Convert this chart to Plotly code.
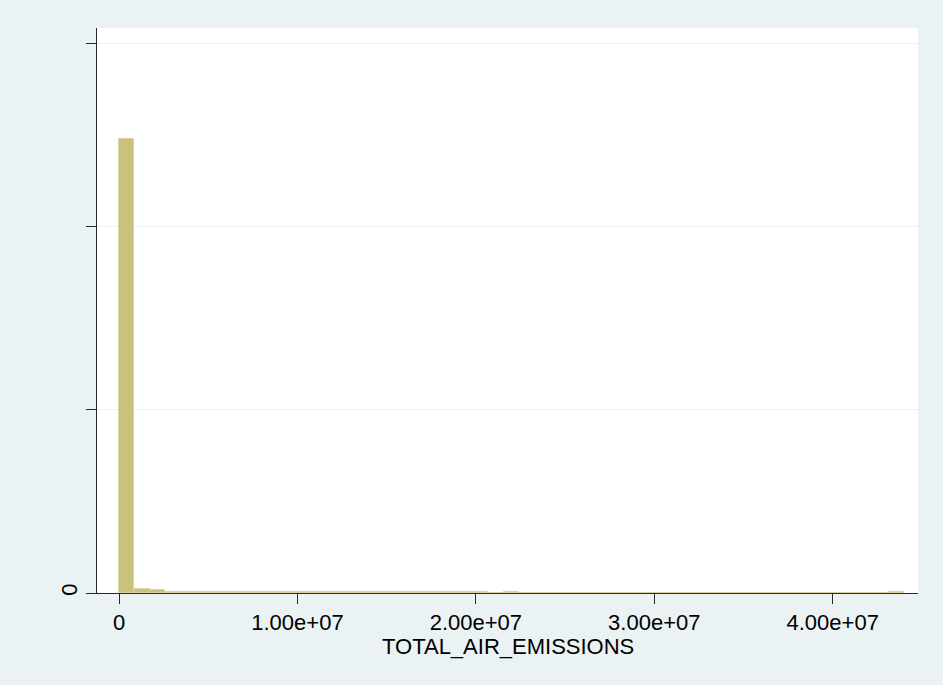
import plotly.graph_objects as go

# ---- data ----
bin_start = 0.0
bin_width = 862700.0
# density per bin (51 bins)
density = [
    9.90e-7, 9.8e-9, 5.5e-9, 2.2e-9, 2.2e-9, 2.2e-9, 2.2e-9, 2.2e-9, 2.2e-9, 2.2e-9,
    2.2e-9, 2.2e-9, 2.2e-9, 2.2e-9, 2.2e-9, 2.2e-9, 2.2e-9, 2.2e-9, 2.2e-9, 2.2e-9,
    2.2e-9, 2.2e-9, 2.2e-9, 2.2e-9, 0.0, 2.2e-9, 0.0, 0.0, 0.0, 0.0,
    0.0, 0.0, 0.0, 0.0, 0.0, 0.0, 0.0, 0.0, 0.0, 0.0,
    0.0, 0.0, 0.0, 0.0, 0.0, 0.0, 0.0, 0.0, 0.0, 0.0,
    2.2e-9,
]
x_tickvals = [0, 1e7, 2e7, 3e7, 4e7]
x_ticktext = ["0", "1.00e+07", "2.00e+07", "3.00e+07", "4.00e+07"]
y_tickvals = [0, 4e-7, 8e-7, 1.2e-6]
y_ticktext = ["0", "", "", ""]
x_title = "TOTAL_AIR_EMISSIONS"

centers = [bin_start + (i + 0.5) * bin_width for i in range(len(density))]

fig = go.Figure()
fig.add_trace(go.Bar(
    x=centers,
    y=density,
    width=[bin_width] * len(density),
    marker=dict(color="rgb(201,194,126)",
                line=dict(color="rgb(216,211,160)", width=1)),
    showlegend=False,
))

font = dict(family="Liberation Sans, Arial, sans-serif", size=22, color="black")

fig.update_layout(
    width=943, height=685,
    margin=dict(l=97, r=25, t=28, b=92),
    paper_bgcolor="rgb(234,242,243)",
    plot_bgcolor="white",
    font=font,
    bargap=0,
    xaxis=dict(
        range=[-0.1233e7, 4.478e7],
        tickvals=x_tickvals, ticktext=x_ticktext,
        ticks="outside", ticklen=10, tickwidth=1, tickcolor="rgb(40,40,40)",
        showline=True, linecolor="rgb(40,40,40)", linewidth=1,
        showgrid=False, zeroline=False,
        tickfont=font,
    ),
    yaxis=dict(
        range=[0, 3.082 * 4e-7],
        tickvals=y_tickvals, ticktext=y_ticktext,
        ticks="outside", ticklen=10, tickwidth=1, tickcolor="rgb(40,40,40)",
        showline=True, linecolor="rgb(40,40,40)", linewidth=1,
        showgrid=True, gridcolor="rgb(234,242,243)", gridwidth=1,
        zeroline=False,
        tickangle=-90,
        tickfont=font,
    ),
    annotations=[dict(
        text=x_title, xref="paper", yref="paper", x=0.5, y=-0.094,
        xanchor="center", yanchor="middle", showarrow=False, font=font,
    )],
)

fig.write_html("out.html")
:::
Repeat the data in full and exactly. Omit pictures.

- **OUTPUT OF THE EXERCISE**
Convert this chart to Plotly code.
import plotly.graph_objects as go

# ---- data ----
bin_start = 0.0
bin_width = 862700.0
# density per bin (51 bins)
density = [
    9.90e-7, 9.8e-9, 5.5e-9, 2.2e-9, 2.2e-9, 2.2e-9, 2.2e-9, 2.2e-9, 2.2e-9, 2.2e-9,
    2.2e-9, 2.2e-9, 2.2e-9, 2.2e-9, 2.2e-9, 2.2e-9, 2.2e-9, 2.2e-9, 2.2e-9, 2.2e-9,
    2.2e-9, 2.2e-9, 2.2e-9, 2.2e-9, 0.0, 2.2e-9, 0.0, 0.0, 0.0, 0.0,
    0.0, 0.0, 0.0, 0.0, 0.0, 0.0, 0.0, 0.0, 0.0, 0.0,
    0.0, 0.0, 0.0, 0.0, 0.0, 0.0, 0.0, 0.0, 0.0, 0.0,
    2.2e-9,
]
x_tickvals = [0, 1e7, 2e7, 3e7, 4e7]
x_ticktext = ["0", "1.00e+07", "2.00e+07", "3.00e+07", "4.00e+07"]
y_tickvals = [0, 4e-7, 8e-7, 1.2e-6]
y_ticktext = ["0", "", "", ""]
x_title = "TOTAL_AIR_EMISSIONS"

centers = [bin_start + (i + 0.5) * bin_width for i in range(len(density))]

fig = go.Figure()
fig.add_trace(go.Bar(
    x=centers,
    y=density,
    width=[bin_width] * len(density),
    marker=dict(color="rgb(201,194,126)",
                line=dict(color="rgb(216,211,160)", width=1)),
    showlegend=False,
))

font = dict(family="Liberation Sans, Arial, sans-serif", size=22, color="black")

fig.update_layout(
    width=943, height=685,
    margin=dict(l=97, r=25, t=28, b=92),
    paper_bgcolor="rgb(234,242,243)",
    plot_bgcolor="white",
    font=font,
    bargap=0,
    xaxis=dict(
        range=[-0.1233e7, 4.478e7],
        tickvals=x_tickvals, ticktext=x_ticktext,
        ticks="outside", ticklen=10, tickwidth=1, tickcolor="rgb(40,40,40)",
        showline=True, linecolor="rgb(40,40,40)", linewidth=1,
        showgrid=False, zeroline=False,
        tickfont=font,
    ),
    yaxis=dict(
        range=[0, 3.082 * 4e-7],
        tickvals=y_tickvals, ticktext=y_ticktext,
        ticks="outside", ticklen=10, tickwidth=1, tickcolor="rgb(40,40,40)",
        showline=True, linecolor="rgb(40,40,40)", linewidth=1,
        showgrid=True, gridcolor="rgb(234,242,243)", gridwidth=1,
        zeroline=False,
        tickangle=-90,
        tickfont=font,
    ),
    annotations=[dict(
        text=x_title, xref="paper", yref="paper", x=0.5, y=-0.094,
        xanchor="center", yanchor="middle", showarrow=False, font=font,
    )],
)

fig.write_html("out.html")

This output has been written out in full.